What is Maine Girls Innovate?

Maine Girls Innovate is a leadership program that empowers middle school girls to be innovative leaders in their schools and local communities. The Maine Girls Innovate program is comprised of four after-school workshops and a day-long field guide program culminating in a social change challenge — a student-led initiative addressing a social issue in their middle school.

Maine Girls Innovate is a five-session leadership program.

 

Session 1 – Find your Drive: 2-hour after-school workshop

Maine Girls Innovate will build off the successful Girls Driving for a Difference (GDD) program, a 2-hour design thinking and leadership workshop called “Find Your Drive”. Designed by students at Stanford University, drawing inspiration from the Stanford d.school’s design thinking methodology, this workshop inspires “girl power” in creative new ways. This workshop has been proven to be successful, impacting 1500 girls to date nationwide. The Portland Global Shapers will use this workshop as the kick off for Maine Girls Innovate.

Forty middle school girls will work to identify their unique strengths, discover their leadership style, and reframe problems in the world as opportunities, boosting their confidence and motivation to become a leader and innovate for a better future.

Session 2 – Design Thinking Field Guide Bootcamp: Full Day

After the girls complete “Find Your Drive”, Maine Girls Innovate will host a day-long Field Guide where the students will dive into the design-thinking process and begin to apply it to an issue in their school/community.

“Design thinking is a human-centered approach to innovation that draws from the designer’s toolkit to integrate the needs of people, the possibilities of technology, and the requirements for business success, ” explains Tim Brown, president and CEO of IDEO.
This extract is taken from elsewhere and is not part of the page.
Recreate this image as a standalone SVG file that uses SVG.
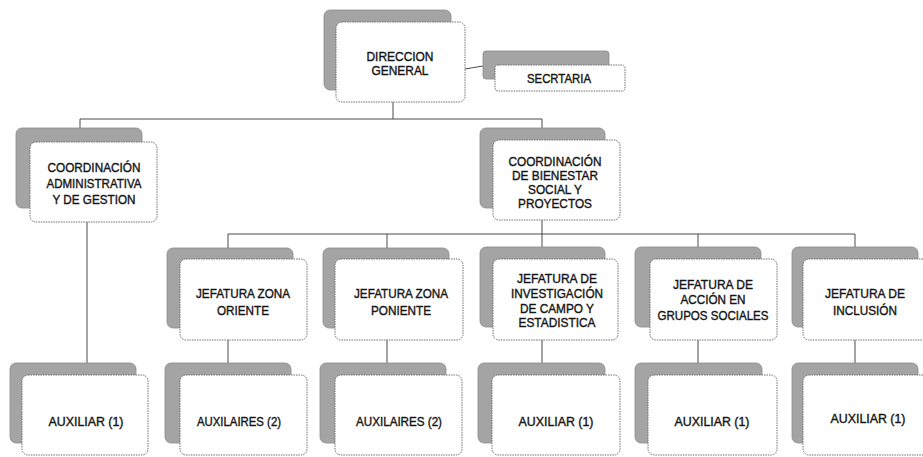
<svg xmlns="http://www.w3.org/2000/svg" width="923" height="457" viewBox="0 0 923 457">
<style>
.sh{fill:#a4a4a4;stroke:#8a8a8a;stroke-width:0.8}
.fr{fill:#ffffff;stroke:#6e6e6e;stroke-width:1;stroke-dasharray:1.5 1}
.c{fill:none;stroke:#4a4a4a;stroke-width:1}
text{font-family:"Liberation Sans",Arial,sans-serif;font-size:13.5px;fill:#151515;text-anchor:middle;stroke:#151515;stroke-width:0.4}
</style>
<rect width="923" height="457" fill="#ffffff"/>
<g id="connectors">
<path class="c" d="M393,102V119M80,119H542M80,119V142M542,119V140"/>
<path class="c" d="M87,222V375"/>
<path class="c" d="M542,220V234M228,234H855M228,234V259M387,234V259M542,234V259M698,234V259M855,234V259"/>
<path class="c" d="M228,340V375M387,340V375M542,340V375M698,340V375M855,340V375"/>
<path class="c" d="M465,69L483,66"/>
</g>
<g id="direccion">
<rect class="sh" x="324" y="10" width="127" height="80" rx="6"/>
<rect class="fr" x="336" y="22" width="129" height="80" rx="6"/>
<text x="400" y="61" textLength="67" lengthAdjust="spacingAndGlyphs">DIRECCION</text>
<text x="400" y="75" textLength="57" lengthAdjust="spacingAndGlyphs">GENERAL</text>
</g>
<g id="secretaria">
<rect class="sh" x="483" y="51" width="126" height="28" rx="3"/>
<rect class="fr" x="495" y="65" width="130" height="26" rx="3"/>
<text x="559" y="83" textLength="64" lengthAdjust="spacingAndGlyphs">SECRTARIA</text>
</g>
<g id="coord-admin">
<rect class="sh" x="16" y="128" width="126" height="80" rx="6"/>
<rect class="fr" x="30" y="142" width="127" height="80" rx="6"/>
<text x="94" y="172" textLength="93" lengthAdjust="spacingAndGlyphs">COORDINACIÓN</text>
<text x="94" y="188" textLength="95" lengthAdjust="spacingAndGlyphs">ADMINISTRATIVA</text>
<text x="94" y="204" textLength="83" lengthAdjust="spacingAndGlyphs">Y DE GESTION</text>
</g>
<g id="coord-bienestar">
<rect class="sh" x="480" y="128" width="125" height="80" rx="6"/>
<rect class="fr" x="493" y="140" width="127" height="80" rx="6"/>
<text x="555" y="166" textLength="93" lengthAdjust="spacingAndGlyphs">COORDINACIÓN</text>
<text x="555" y="180" textLength="86" lengthAdjust="spacingAndGlyphs">DE BIENESTAR</text>
<text x="555" y="194" textLength="54" lengthAdjust="spacingAndGlyphs">SOCIAL Y</text>
<text x="555" y="208" textLength="74" lengthAdjust="spacingAndGlyphs">PROYECTOS</text>
</g>
<g id="jef-oriente">
<rect class="sh" x="167" y="248" width="126" height="80" rx="6"/>
<rect class="fr" x="180" y="259" width="127" height="81" rx="6"/>
<text x="243" y="298" textLength="94" lengthAdjust="spacingAndGlyphs">JEFATURA ZONA</text>
<text x="243" y="315" textLength="52" lengthAdjust="spacingAndGlyphs">ORIENTE</text>
</g>
<g id="jef-poniente">
<rect class="sh" x="323" y="248" width="126" height="80" rx="6"/>
<rect class="fr" x="335" y="259" width="128" height="81" rx="6"/>
<text x="401" y="298" textLength="94" lengthAdjust="spacingAndGlyphs">JEFATURA ZONA</text>
<text x="401" y="315" textLength="60" lengthAdjust="spacingAndGlyphs">PONIENTE</text>
</g>
<g id="jef-investigacion">
<rect class="sh" x="480" y="247" width="125" height="80" rx="6"/>
<rect class="fr" x="493" y="259" width="125" height="81" rx="6"/>
<text x="557" y="283" textLength="80" lengthAdjust="spacingAndGlyphs">JEFATURA DE</text>
<text x="557" y="298" textLength="92" lengthAdjust="spacingAndGlyphs">INVESTIGACIÓN</text>
<text x="557" y="313" textLength="74" lengthAdjust="spacingAndGlyphs">DE CAMPO Y</text>
<text x="557" y="327" textLength="77" lengthAdjust="spacingAndGlyphs">ESTADISTICA</text>
</g>
<g id="jef-accion">
<rect class="sh" x="635" y="247" width="126" height="80" rx="6"/>
<rect class="fr" x="650" y="259" width="127" height="81" rx="6"/>
<text x="713" y="289" textLength="80" lengthAdjust="spacingAndGlyphs">JEFATURA DE</text>
<text x="713" y="304" textLength="65" lengthAdjust="spacingAndGlyphs">ACCIÓN EN</text>
<text x="713" y="320" textLength="111" lengthAdjust="spacingAndGlyphs">GRUPOS SOCIALES</text>
</g>
<g id="jef-inclusion">
<rect class="sh" x="792" y="247" width="126" height="80" rx="6"/>
<rect class="fr" x="803" y="259" width="126" height="81" rx="6"/>
<text x="865" y="298" textLength="80" lengthAdjust="spacingAndGlyphs">JEFATURA DE</text>
<text x="865" y="315" textLength="64" lengthAdjust="spacingAndGlyphs">INCLUSIÓN</text>
</g>
<g id="aux-admin">
<rect class="sh" x="10" y="363" width="126" height="80" rx="6"/>
<rect class="fr" x="22" y="375" width="126" height="80" rx="6"/>
<text x="86" y="426" textLength="75" lengthAdjust="spacingAndGlyphs">AUXILIAR (1)</text>
</g>
<g id="aux-oriente">
<rect class="sh" x="165" y="363" width="126" height="80" rx="6"/>
<rect class="fr" x="180" y="375" width="127" height="80" rx="6"/>
<text x="239" y="426" textLength="84" lengthAdjust="spacingAndGlyphs">AUXILAIRES (2)</text>
</g>
<g id="aux-poniente">
<rect class="sh" x="320" y="363" width="126" height="80" rx="6"/>
<rect class="fr" x="335" y="375" width="127" height="80" rx="6"/>
<text x="399" y="426" textLength="86" lengthAdjust="spacingAndGlyphs">AUXILAIRES (2)</text>
</g>
<g id="aux-investigacion">
<rect class="sh" x="478" y="363" width="127" height="80" rx="6"/>
<rect class="fr" x="492" y="375" width="128" height="80" rx="6"/>
<text x="556" y="426" textLength="75" lengthAdjust="spacingAndGlyphs">AUXILIAR (1)</text>
</g>
<g id="aux-accion">
<rect class="sh" x="635" y="363" width="127" height="80" rx="6"/>
<rect class="fr" x="648" y="375" width="129" height="80" rx="6"/>
<text x="712" y="426" textLength="75" lengthAdjust="spacingAndGlyphs">AUXILIAR (1)</text>
</g>
<g id="aux-inclusion">
<rect class="sh" x="792" y="363" width="126" height="80" rx="6"/>
<rect class="fr" x="803" y="375" width="126" height="80" rx="6"/>
<text x="868" y="423" textLength="75" lengthAdjust="spacingAndGlyphs">AUXILIAR (1)</text>
</g>
</svg>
At the beginning of the Field Guide, the girls will be inspired to embrace the design-thinking mindsets: human centered, radical collaboration, bias to action, mindful of process, and the culture of prototype. Facilitators will lay the foundation of the the design thinking process: 1.) clearly define what the real problem is and what does the designer really want to solve for; 2.) empathize with the users and other stakeholders who are involved in the problem through interviews, background research, and reaching out to experts in the field; 3.) ideate and brainstorm lots and lots of ideas 4.) choose one idea to prototype based on three criteria: desirability, feasibility and viability and; 5.) test the prototype by putting it in the hands of the user. “The design thinking process is best thought of as a system of overlapping spaces rather than a sequence of orderly steps” (IDEO).

Session 3 – Building a Prototype: 2-hour after-school workshop

During the next after-school workshop session the girls will begin prototyping. The girls will create low-resolution prototypes that are quick and cheap to make, but will elicit useful feedback. We will set up prototype testing stations and the four groups will rotate and provide feedback to each other. Prototyping and testing will go in tandem and by the end of this session each group will have a “product” that they will want to test on a wider market, their peers at school. During the prototyping phase, the girls will also begin to budget their seed money ($250 per team).

Session 4 – Testing a Prototype: 2 hour after-school workshop

This workshop session will involve the girls’ peers/school in the testing session at a pizza party. The girls will launch their solution/product to market during this time to selected users. The girls will receive feedback and will work out the kinks during the final after-school session with help from the facilitators.

Session 5 – Presenting Prototypes, Learning, NExt steps + Celebration

The final workshop session will be an unveiling and celebration of the final product/solution created. Depending on what was developed this may occur during or after-school. We will bring back the experts in the field, stakeholders, and also include the girls’ families during this celebration.